Source code of charts
------
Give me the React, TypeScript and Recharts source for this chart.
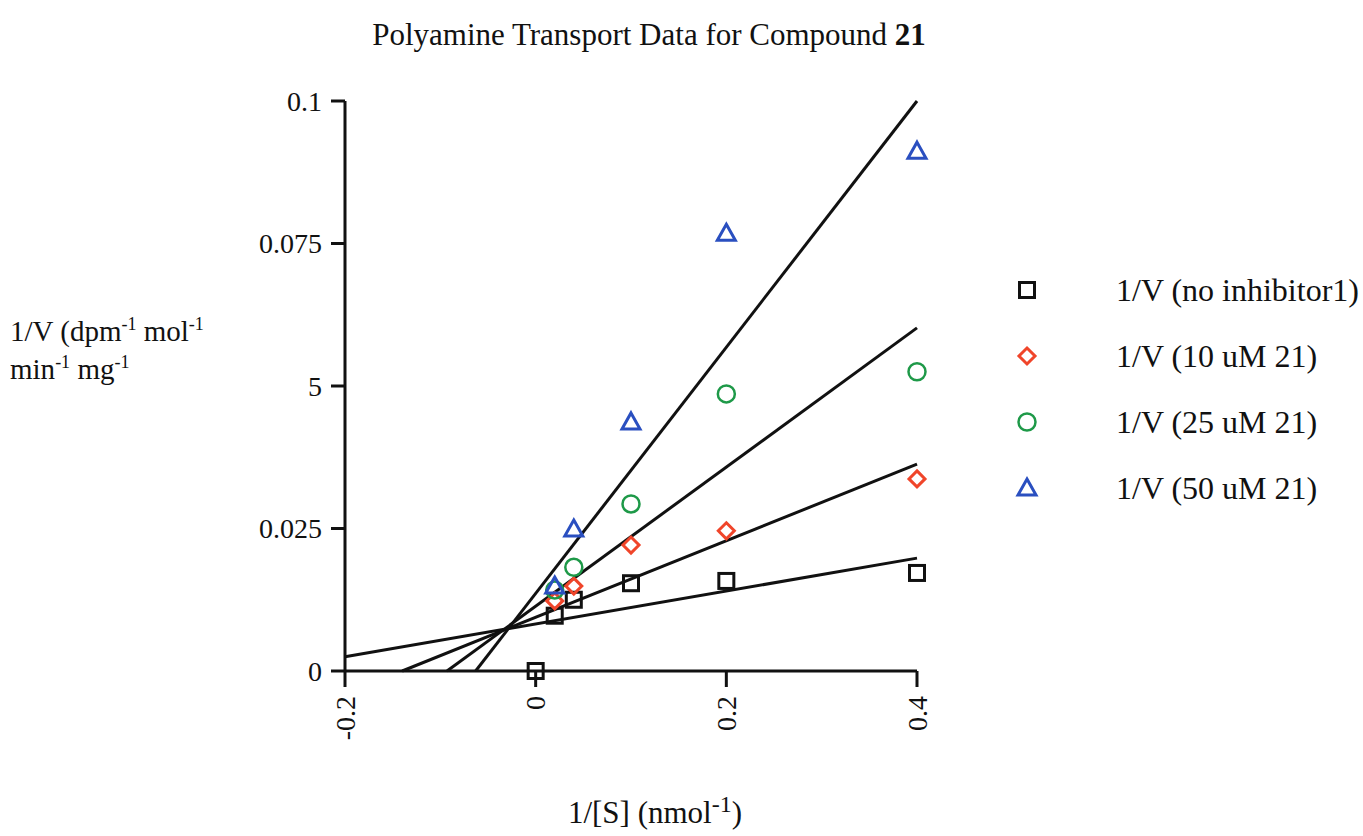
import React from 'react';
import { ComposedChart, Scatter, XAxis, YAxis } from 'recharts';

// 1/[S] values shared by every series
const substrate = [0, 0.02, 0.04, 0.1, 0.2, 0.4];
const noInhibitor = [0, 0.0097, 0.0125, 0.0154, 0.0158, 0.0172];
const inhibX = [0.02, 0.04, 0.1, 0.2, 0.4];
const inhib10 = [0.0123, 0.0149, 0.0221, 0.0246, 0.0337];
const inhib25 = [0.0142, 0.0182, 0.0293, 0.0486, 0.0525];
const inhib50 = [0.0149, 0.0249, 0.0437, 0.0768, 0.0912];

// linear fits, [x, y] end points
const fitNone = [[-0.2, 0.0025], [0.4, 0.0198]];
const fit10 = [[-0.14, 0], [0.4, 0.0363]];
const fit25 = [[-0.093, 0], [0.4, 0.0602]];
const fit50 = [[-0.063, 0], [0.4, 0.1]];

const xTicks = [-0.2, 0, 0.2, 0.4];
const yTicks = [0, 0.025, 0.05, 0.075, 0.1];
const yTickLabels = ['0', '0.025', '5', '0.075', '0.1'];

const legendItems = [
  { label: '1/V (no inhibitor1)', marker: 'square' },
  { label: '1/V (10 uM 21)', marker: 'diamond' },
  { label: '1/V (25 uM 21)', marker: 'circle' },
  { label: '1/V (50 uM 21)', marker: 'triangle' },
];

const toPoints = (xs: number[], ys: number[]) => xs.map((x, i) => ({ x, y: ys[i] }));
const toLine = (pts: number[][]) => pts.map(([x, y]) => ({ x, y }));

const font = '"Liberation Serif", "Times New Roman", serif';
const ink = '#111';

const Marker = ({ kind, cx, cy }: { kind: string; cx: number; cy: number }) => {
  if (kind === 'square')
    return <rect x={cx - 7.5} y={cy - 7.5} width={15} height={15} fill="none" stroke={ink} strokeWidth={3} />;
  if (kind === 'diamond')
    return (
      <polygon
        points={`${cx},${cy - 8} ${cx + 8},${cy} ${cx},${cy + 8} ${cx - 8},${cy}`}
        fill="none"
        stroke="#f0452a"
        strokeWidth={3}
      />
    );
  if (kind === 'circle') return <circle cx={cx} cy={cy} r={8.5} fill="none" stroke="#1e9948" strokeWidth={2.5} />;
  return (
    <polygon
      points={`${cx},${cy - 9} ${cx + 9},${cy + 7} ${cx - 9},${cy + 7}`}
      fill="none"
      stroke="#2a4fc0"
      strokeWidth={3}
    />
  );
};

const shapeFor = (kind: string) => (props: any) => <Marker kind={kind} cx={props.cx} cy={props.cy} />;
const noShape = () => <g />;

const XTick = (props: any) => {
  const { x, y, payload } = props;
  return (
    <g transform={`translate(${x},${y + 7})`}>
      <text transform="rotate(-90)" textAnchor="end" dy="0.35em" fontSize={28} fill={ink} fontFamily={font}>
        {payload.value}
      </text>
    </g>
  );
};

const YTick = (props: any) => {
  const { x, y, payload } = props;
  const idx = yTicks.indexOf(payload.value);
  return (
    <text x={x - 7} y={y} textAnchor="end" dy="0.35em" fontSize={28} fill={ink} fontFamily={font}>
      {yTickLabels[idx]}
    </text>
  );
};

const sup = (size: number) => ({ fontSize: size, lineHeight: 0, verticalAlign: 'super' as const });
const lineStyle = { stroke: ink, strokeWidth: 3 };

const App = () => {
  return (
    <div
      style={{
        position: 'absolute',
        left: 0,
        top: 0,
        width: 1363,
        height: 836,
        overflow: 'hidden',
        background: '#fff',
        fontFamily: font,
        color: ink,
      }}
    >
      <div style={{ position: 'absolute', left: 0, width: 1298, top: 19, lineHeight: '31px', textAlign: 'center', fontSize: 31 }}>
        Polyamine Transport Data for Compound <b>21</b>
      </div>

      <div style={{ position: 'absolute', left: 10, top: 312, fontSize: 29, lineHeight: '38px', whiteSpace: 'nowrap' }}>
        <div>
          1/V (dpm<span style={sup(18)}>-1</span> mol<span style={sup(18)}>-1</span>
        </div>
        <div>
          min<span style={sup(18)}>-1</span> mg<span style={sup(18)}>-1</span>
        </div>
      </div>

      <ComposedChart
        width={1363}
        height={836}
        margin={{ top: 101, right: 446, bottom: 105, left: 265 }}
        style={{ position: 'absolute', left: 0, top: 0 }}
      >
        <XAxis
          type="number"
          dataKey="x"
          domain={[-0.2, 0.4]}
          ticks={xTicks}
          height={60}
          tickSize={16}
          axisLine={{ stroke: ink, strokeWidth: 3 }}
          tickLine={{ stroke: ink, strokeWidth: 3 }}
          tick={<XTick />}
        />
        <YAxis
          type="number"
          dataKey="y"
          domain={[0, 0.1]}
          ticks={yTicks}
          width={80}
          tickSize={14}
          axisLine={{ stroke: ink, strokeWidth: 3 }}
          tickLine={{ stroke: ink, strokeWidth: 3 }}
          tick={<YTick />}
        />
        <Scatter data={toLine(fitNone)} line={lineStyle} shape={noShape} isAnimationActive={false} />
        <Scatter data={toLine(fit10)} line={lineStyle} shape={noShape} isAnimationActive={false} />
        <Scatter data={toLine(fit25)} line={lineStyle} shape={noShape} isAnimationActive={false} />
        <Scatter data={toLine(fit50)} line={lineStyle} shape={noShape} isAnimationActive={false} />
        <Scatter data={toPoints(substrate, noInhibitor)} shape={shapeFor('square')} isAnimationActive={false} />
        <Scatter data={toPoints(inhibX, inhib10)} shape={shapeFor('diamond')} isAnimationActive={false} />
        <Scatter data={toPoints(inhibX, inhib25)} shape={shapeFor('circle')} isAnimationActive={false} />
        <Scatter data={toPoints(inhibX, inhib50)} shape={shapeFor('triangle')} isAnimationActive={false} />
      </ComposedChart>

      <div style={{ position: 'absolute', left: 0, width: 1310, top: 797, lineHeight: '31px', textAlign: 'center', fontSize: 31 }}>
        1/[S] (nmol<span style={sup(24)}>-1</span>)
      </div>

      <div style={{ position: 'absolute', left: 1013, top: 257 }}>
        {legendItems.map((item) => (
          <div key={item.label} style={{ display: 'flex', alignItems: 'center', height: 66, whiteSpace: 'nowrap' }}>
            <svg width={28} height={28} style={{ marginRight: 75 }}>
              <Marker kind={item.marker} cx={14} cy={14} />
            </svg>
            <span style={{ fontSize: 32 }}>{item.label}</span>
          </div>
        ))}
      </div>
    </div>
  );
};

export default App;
------
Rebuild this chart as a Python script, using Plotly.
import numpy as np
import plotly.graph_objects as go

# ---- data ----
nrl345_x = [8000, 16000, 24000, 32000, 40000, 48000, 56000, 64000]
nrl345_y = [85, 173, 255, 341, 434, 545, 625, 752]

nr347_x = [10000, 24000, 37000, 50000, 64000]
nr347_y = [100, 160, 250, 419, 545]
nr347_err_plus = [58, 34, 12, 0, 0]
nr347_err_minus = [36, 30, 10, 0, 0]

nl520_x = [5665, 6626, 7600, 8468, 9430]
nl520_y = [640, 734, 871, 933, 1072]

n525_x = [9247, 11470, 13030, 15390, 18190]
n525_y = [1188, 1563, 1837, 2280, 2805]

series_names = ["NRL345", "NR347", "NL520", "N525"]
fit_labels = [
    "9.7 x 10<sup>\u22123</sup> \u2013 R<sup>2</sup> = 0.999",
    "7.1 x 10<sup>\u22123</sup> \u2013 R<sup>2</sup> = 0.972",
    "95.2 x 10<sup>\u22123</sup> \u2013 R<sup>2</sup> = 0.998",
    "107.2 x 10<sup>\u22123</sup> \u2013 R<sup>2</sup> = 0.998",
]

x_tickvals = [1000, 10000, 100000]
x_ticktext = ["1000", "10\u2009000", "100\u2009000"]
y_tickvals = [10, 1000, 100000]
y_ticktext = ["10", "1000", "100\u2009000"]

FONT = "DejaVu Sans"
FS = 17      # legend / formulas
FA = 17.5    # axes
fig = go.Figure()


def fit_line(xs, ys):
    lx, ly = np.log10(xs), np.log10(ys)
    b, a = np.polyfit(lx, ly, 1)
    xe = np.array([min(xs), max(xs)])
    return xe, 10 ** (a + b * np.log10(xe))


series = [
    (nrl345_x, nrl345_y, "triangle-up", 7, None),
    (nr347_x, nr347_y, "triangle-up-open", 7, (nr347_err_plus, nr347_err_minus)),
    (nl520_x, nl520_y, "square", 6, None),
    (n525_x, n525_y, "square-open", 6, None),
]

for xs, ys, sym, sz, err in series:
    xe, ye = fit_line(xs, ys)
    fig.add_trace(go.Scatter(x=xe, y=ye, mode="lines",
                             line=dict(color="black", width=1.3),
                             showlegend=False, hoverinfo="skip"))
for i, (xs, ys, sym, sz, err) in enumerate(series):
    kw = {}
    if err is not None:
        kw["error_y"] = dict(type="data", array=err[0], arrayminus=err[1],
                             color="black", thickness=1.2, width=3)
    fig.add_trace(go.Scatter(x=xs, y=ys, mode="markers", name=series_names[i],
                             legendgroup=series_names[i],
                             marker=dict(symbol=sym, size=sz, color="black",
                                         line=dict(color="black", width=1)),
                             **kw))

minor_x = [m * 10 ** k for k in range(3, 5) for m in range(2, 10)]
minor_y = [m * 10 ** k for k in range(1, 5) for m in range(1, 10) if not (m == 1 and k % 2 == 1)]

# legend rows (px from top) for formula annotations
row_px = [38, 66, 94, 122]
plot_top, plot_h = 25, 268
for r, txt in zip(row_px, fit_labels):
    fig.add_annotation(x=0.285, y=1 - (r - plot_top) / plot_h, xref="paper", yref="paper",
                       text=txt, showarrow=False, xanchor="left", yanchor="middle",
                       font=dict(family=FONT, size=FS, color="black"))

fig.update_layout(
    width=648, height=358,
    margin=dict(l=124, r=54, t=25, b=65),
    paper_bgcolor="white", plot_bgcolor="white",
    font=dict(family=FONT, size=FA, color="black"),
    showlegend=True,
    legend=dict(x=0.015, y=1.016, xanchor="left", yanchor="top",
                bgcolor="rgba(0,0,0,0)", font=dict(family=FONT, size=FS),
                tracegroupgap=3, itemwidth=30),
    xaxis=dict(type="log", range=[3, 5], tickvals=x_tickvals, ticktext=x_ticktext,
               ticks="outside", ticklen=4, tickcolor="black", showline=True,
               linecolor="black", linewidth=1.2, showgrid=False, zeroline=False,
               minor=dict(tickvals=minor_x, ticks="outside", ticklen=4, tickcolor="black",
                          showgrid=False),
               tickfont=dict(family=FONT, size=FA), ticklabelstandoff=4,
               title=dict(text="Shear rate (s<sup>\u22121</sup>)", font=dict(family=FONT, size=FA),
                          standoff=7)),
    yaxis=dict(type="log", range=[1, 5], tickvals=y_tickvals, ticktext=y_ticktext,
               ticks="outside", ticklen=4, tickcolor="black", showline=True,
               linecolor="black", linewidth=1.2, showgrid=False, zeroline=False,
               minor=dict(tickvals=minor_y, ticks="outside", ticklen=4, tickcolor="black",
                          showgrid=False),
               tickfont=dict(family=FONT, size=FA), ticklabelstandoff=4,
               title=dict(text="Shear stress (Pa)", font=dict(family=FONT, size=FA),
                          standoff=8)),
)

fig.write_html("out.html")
------
● Do this: Give back exactly the lines from the one that holds "Give me the" to the one that holds "const yTickLabels = ['0', '0.025', '5', '0.075', '0.1'];", with both ends and without the images.

● Solution below:
Give me the React, TypeScript and Recharts source for this chart.
import React from 'react';
import { ComposedChart, Scatter, XAxis, YAxis } from 'recharts';

// 1/[S] values shared by every series
const substrate = [0, 0.02, 0.04, 0.1, 0.2, 0.4];
const noInhibitor = [0, 0.0097, 0.0125, 0.0154, 0.0158, 0.0172];
const inhibX = [0.02, 0.04, 0.1, 0.2, 0.4];
const inhib10 = [0.0123, 0.0149, 0.0221, 0.0246, 0.0337];
const inhib25 = [0.0142, 0.0182, 0.0293, 0.0486, 0.0525];
const inhib50 = [0.0149, 0.0249, 0.0437, 0.0768, 0.0912];

// linear fits, [x, y] end points
const fitNone = [[-0.2, 0.0025], [0.4, 0.0198]];
const fit10 = [[-0.14, 0], [0.4, 0.0363]];
const fit25 = [[-0.093, 0], [0.4, 0.0602]];
const fit50 = [[-0.063, 0], [0.4, 0.1]];

const xTicks = [-0.2, 0, 0.2, 0.4];
const yTicks = [0, 0.025, 0.05, 0.075, 0.1];
const yTickLabels = ['0', '0.025', '5', '0.075', '0.1'];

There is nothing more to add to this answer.